Below are some records; give them all again exactly, but not the pictures.

Stored items:
•••

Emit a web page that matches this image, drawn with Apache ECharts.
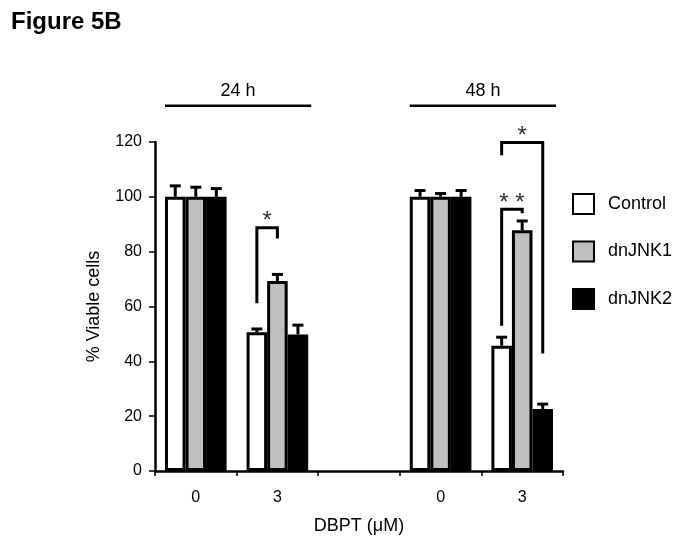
<!DOCTYPE html>
<html><head><meta charset="utf-8">
<script src="https://cdn.jsdelivr.net/npm/echarts@6/dist/echarts.min.js"></script>
<style>html,body{margin:0;padding:0;background:#fff}#c{width:687px;height:559px}</style>
</head><body><div id="c"></div>
<script>
const categories = ['0', '3', '', '0', '3'];
const seriesNames = ['Control', 'dnJNK1', 'dnJNK2'];
const control = [100, 50.6, null, 100, 45.7];
const dnJNK1 = [100, 69.3, null, 100, 87.8];
const dnJNK2 = [100, 49.8, null, 100, 22.6];
const controlErr = [4, 1.2, null, 2.3, 3.1];
const dnJNK1Err = [3.5, 2.4, null, 1.2, 3.4];
const dnJNK2Err = [3, 3.4, null, 2.3, 1.8];
const yTicks = [0, 20, 40, 60, 80, 100, 120];
// brackets: [category, leftBar, rightBar, leftBottomValue, topValue, rightBottomValue, label]
const brackets = [
  [1, 0, 1, 61.2, 88.7, 84.8, '*'],
  [4, 0, 1, 53, 95.5, 94, '**'],
  [4, 0, 2, 115.2, 119.8, 42.9, '*']
];
// time groups: [firstCategory, lastCategory, label]
const groups = [[0, 1, '24 h'], [3, 4, '48 h']];

const FONT = "'Liberation Sans', Arial, sans-serif";
const GAP = 0.245;
const values = [control, dnJNK1, dnJNK2];
const errs = [controlErr, dnJNK1Err, dnJNK2Err];
const fills = ['#ffffff', '#c0c0c0', '#000000'];

function barInfo(api) {
  const band = api.size([1, 0])[0];
  const bw = band * (1 - GAP) / 3;
  return { band, bw };
}

const series = [];
seriesNames.forEach((n, i) => {
  series.push({
    name: n, type: 'bar', data: values[i],
    barGap: '0%', barCategoryGap: (GAP * 100) + '%',
    itemStyle: { color: fills[i], borderColor: '#000', borderWidth: 3 },
    z: 2
  });
});
seriesNames.forEach((n, i) => {
  series.push({
    type: 'custom', silent: true, z: 3, clip: false,
    data: categories.map((c, k) => values[i][k] == null ? null : [k, values[i][k], errs[i][k]]).filter(d => d),
    renderItem: function (params, api) {
      const k = api.value(0), v = api.value(1), e = api.value(2);
      const { bw } = barInfo(api);
      const p0 = api.coord([k, v]);
      const p1 = api.coord([k, v + e]);
      const x = p0[0] + (i - 1) * bw;
      const col = '#000';
      return { type: 'group', children: [
        { type: 'line', shape: { x1: x, y1: p0[1], x2: x, y2: p1[1] }, style: { stroke: col, lineWidth: 3 } },
        { type: 'line', shape: { x1: x - 5.5, y1: p1[1], x2: x + 5.5, y2: p1[1] }, style: { stroke: col, lineWidth: 3 } }
      ]};
    }
  });
});
series.push({
  type: 'custom', silent: true, z: 4, clip: false,
  data: brackets.map(b => b.slice(0, 6)),
  renderItem: function (params, api) {
    const b = brackets[params.dataIndex];
    const { bw } = barInfo(api);
    const c = api.coord([b[0], 0])[0];
    const xl = c + (b[1] - 1) * bw, xr = c + (b[2] - 1) * bw;
    const yl = api.coord([b[0], b[3]])[1], yt = api.coord([b[0], b[4]])[1], yr = api.coord([b[0], b[5]])[1];
    return { type: 'group', children: [
      { type: 'polyline', shape: { points: [[xl, yl], [xl, yt], [xr, yt], [xr, yr]] }, style: { stroke: '#000', lineWidth: 3, fill: null } },
      { type: 'text', style: { x: (xl + xr) / 2, y: yt - 6, text: b[6].split('').join(' '), fill: '#333', font: '24px ' + FONT, align: 'center', verticalAlign: 'middle' } }
    ]};
  }
});
series.push({
  type: 'custom', silent: true, z: 4, clip: false,
  data: groups.map(g => [g[0], g[1]]),
  renderItem: function (params, api) {
    const g = groups[params.dataIndex];
    const { band } = barInfo(api);
    const pad = band * GAP / 2;
    const xl = api.coord([g[0], 0])[0] - band / 2 + pad;
    const xr = api.coord([g[1], 0])[0] + band / 2 - pad + 3;
    const y = api.coord([0, 133.2])[1];
    return { type: 'group', children: [
      { type: 'line', shape: { x1: xl, y1: y, x2: xr, y2: y }, style: { stroke: '#000', lineWidth: 2.5 } },
      { type: 'text', style: { x: (xl + xr) / 2, y: y - 15, text: g[2], fill: '#000', font: '18px ' + FONT, align: 'center', verticalAlign: 'middle' } }
    ]};
  }
});

const chart = echarts.init(document.getElementById('c'));
chart.setOption({
  animation: false,
  backgroundColor: '#fff',
  textStyle: { fontFamily: FONT },
  title: { text: 'Figure 5B', left: 11, top: 10, padding: 0, textStyle: { fontFamily: FONT, fontSize: 24, fontWeight: 'bold', color: '#000' } },
  legend: {
    data: seriesNames, orient: 'vertical', left: 572, top: 193, padding: 0,
    itemWidth: 21, itemHeight: 20, itemGap: 25.5, icon: 'rect',
    textStyle: { fontFamily: FONT, fontSize: 18, color: '#000', padding: [0, 0, 0, 9] }
  },
  grid: { left: 155, right: 124, top: 142, bottom: 88, containLabel: false },
  xAxis: {
    type: 'category', data: categories,
    name: 'DBPT (\u03bcM)', nameLocation: 'middle', nameGap: 46,
    nameTextStyle: { fontFamily: FONT, fontSize: 18, color: '#000' },
    axisLine: { lineStyle: { color: '#000', width: 2.5 } },
    axisTick: { show: true, length: 5, lineStyle: { color: '#000', width: 1.5 } },
    axisLabel: { margin: 19, fontSize: 16, color: '#000', fontFamily: FONT }
  },
  yAxis: {
    type: 'value', min: yTicks[0], max: yTicks[yTicks.length - 1], interval: 20,
    name: '% Viable cells', nameLocation: 'middle', nameGap: 52,
    nameTextStyle: { fontFamily: FONT, fontSize: 18, color: '#000' },
    axisLine: { show: true, lineStyle: { color: '#000', width: 2.5 } },
    axisTick: { show: true, length: 6, lineStyle: { color: '#000', width: 1.5 } },
    axisLabel: { margin: 13, fontSize: 16, color: '#000', fontFamily: FONT },
    splitLine: { show: false }
  },
  series: series
});
</script></body></html>
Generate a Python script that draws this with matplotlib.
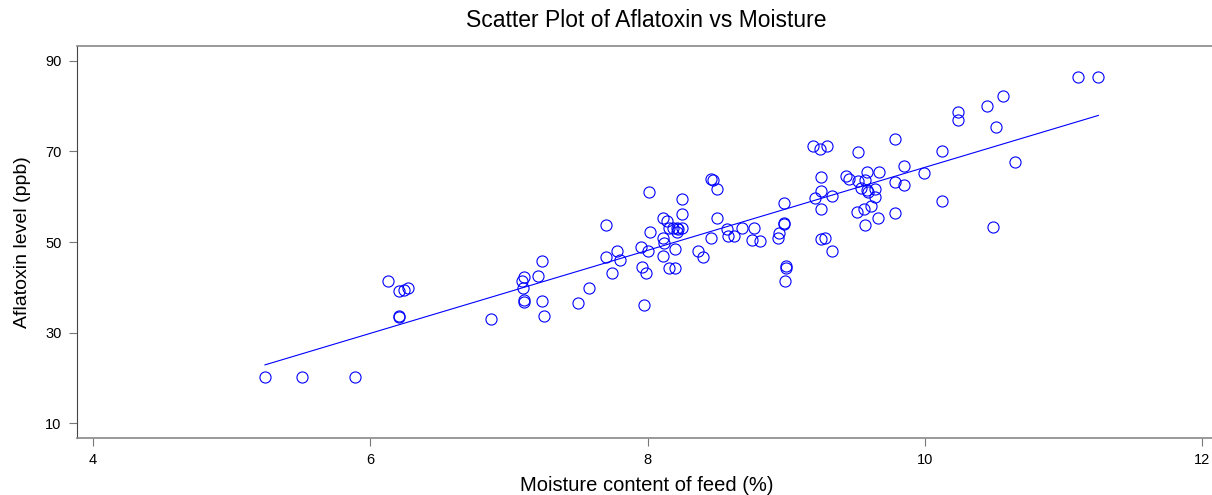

•••

• THE OUTPUT
Emit a web page that matches this image, drawn with Apache ECharts.
<!DOCTYPE html>
<html><head><meta charset="utf-8">
<script src="https://cdn.jsdelivr.net/npm/echarts@6/dist/echarts.min.js"></script>
<style>html,body{margin:0;padding:0;background:#fff}#c{width:687px;height:559px}</style>
</head><body><div id="c"></div>
<script>
const categories = ['0', '3', '', '0', '3'];
const seriesNames = ['Control', 'dnJNK1', 'dnJNK2'];
const control = [100, 50.6, null, 100, 45.7];
const dnJNK1 = [100, 69.3, null, 100, 87.8];
const dnJNK2 = [100, 49.8, null, 100, 22.6];
const controlErr = [4, 1.2, null, 2.3, 3.1];
const dnJNK1Err = [3.5, 2.4, null, 1.2, 3.4];
const dnJNK2Err = [3, 3.4, null, 2.3, 1.8];
const yTicks = [0, 20, 40, 60, 80, 100, 120];
// brackets: [category, leftBar, rightBar, leftBottomValue, topValue, rightBottomValue, label]
const brackets = [
  [1, 0, 1, 61.2, 88.7, 84.8, '*'],
  [4, 0, 1, 53, 95.5, 94, '**'],
  [4, 0, 2, 115.2, 119.8, 42.9, '*']
];
// time groups: [firstCategory, lastCategory, label]
const groups = [[0, 1, '24 h'], [3, 4, '48 h']];

const FONT = "'Liberation Sans', Arial, sans-serif";
const GAP = 0.245;
const values = [control, dnJNK1, dnJNK2];
const errs = [controlErr, dnJNK1Err, dnJNK2Err];
const fills = ['#ffffff', '#c0c0c0', '#000000'];

function barInfo(api) {
  const band = api.size([1, 0])[0];
  const bw = band * (1 - GAP) / 3;
  return { band, bw };
}

const series = [];
seriesNames.forEach((n, i) => {
  series.push({
    name: n, type: 'bar', data: values[i],
    barGap: '0%', barCategoryGap: (GAP * 100) + '%',
    itemStyle: { color: fills[i], borderColor: '#000', borderWidth: 3 },
    z: 2
  });
});
seriesNames.forEach((n, i) => {
  series.push({
    type: 'custom', silent: true, z: 3, clip: false,
    data: categories.map((c, k) => values[i][k] == null ? null : [k, values[i][k], errs[i][k]]).filter(d => d),
    renderItem: function (params, api) {
      const k = api.value(0), v = api.value(1), e = api.value(2);
      const { bw } = barInfo(api);
      const p0 = api.coord([k, v]);
      const p1 = api.coord([k, v + e]);
      const x = p0[0] + (i - 1) * bw;
      const col = '#000';
      return { type: 'group', children: [
        { type: 'line', shape: { x1: x, y1: p0[1], x2: x, y2: p1[1] }, style: { stroke: col, lineWidth: 3 } },
        { type: 'line', shape: { x1: x - 5.5, y1: p1[1], x2: x + 5.5, y2: p1[1] }, style: { stroke: col, lineWidth: 3 } }
      ]};
    }
  });
});
series.push({
  type: 'custom', silent: true, z: 4, clip: false,
  data: brackets.map(b => b.slice(0, 6)),
  renderItem: function (params, api) {
    const b = brackets[params.dataIndex];
    const { bw } = barInfo(api);
    const c = api.coord([b[0], 0])[0];
    const xl = c + (b[1] - 1) * bw, xr = c + (b[2] - 1) * bw;
    const yl = api.coord([b[0], b[3]])[1], yt = api.coord([b[0], b[4]])[1], yr = api.coord([b[0], b[5]])[1];
    return { type: 'group', children: [
      { type: 'polyline', shape: { points: [[xl, yl], [xl, yt], [xr, yt], [xr, yr]] }, style: { stroke: '#000', lineWidth: 3, fill: null } },
      { type: 'text', style: { x: (xl + xr) / 2, y: yt - 6, text: b[6].split('').join(' '), fill: '#333', font: '24px ' + FONT, align: 'center', verticalAlign: 'middle' } }
    ]};
  }
});
series.push({
  type: 'custom', silent: true, z: 4, clip: false,
  data: groups.map(g => [g[0], g[1]]),
  renderItem: function (params, api) {
    const g = groups[params.dataIndex];
    const { band } = barInfo(api);
    const pad = band * GAP / 2;
    const xl = api.coord([g[0], 0])[0] - band / 2 + pad;
    const xr = api.coord([g[1], 0])[0] + band / 2 - pad + 3;
    const y = api.coord([0, 133.2])[1];
    return { type: 'group', children: [
      { type: 'line', shape: { x1: xl, y1: y, x2: xr, y2: y }, style: { stroke: '#000', lineWidth: 2.5 } },
      { type: 'text', style: { x: (xl + xr) / 2, y: y - 15, text: g[2], fill: '#000', font: '18px ' + FONT, align: 'center', verticalAlign: 'middle' } }
    ]};
  }
});

const chart = echarts.init(document.getElementById('c'));
chart.setOption({
  animation: false,
  backgroundColor: '#fff',
  textStyle: { fontFamily: FONT },
  title: { text: 'Figure 5B', left: 11, top: 10, padding: 0, textStyle: { fontFamily: FONT, fontSize: 24, fontWeight: 'bold', color: '#000' } },
  legend: {
    data: seriesNames, orient: 'vertical', left: 572, top: 193, padding: 0,
    itemWidth: 21, itemHeight: 20, itemGap: 25.5, icon: 'rect',
    textStyle: { fontFamily: FONT, fontSize: 18, color: '#000', padding: [0, 0, 0, 9] }
  },
  grid: { left: 155, right: 124, top: 142, bottom: 88, containLabel: false },
  xAxis: {
    type: 'category', data: categories,
    name: 'DBPT (\u03bcM)', nameLocation: 'middle', nameGap: 46,
    nameTextStyle: { fontFamily: FONT, fontSize: 18, color: '#000' },
    axisLine: { lineStyle: { color: '#000', width: 2.5 } },
    axisTick: { show: true, length: 5, lineStyle: { color: '#000', width: 1.5 } },
    axisLabel: { margin: 19, fontSize: 16, color: '#000', fontFamily: FONT }
  },
  yAxis: {
    type: 'value', min: yTicks[0], max: yTicks[yTicks.length - 1], interval: 20,
    name: '% Viable cells', nameLocation: 'middle', nameGap: 52,
    nameTextStyle: { fontFamily: FONT, fontSize: 18, color: '#000' },
    axisLine: { show: true, lineStyle: { color: '#000', width: 2.5 } },
    axisTick: { show: true, length: 6, lineStyle: { color: '#000', width: 1.5 } },
    axisLabel: { margin: 13, fontSize: 16, color: '#000', fontFamily: FONT },
    splitLine: { show: false }
  },
  series: series
});
</script></body></html>
Generate a Python script that draws this with matplotlib.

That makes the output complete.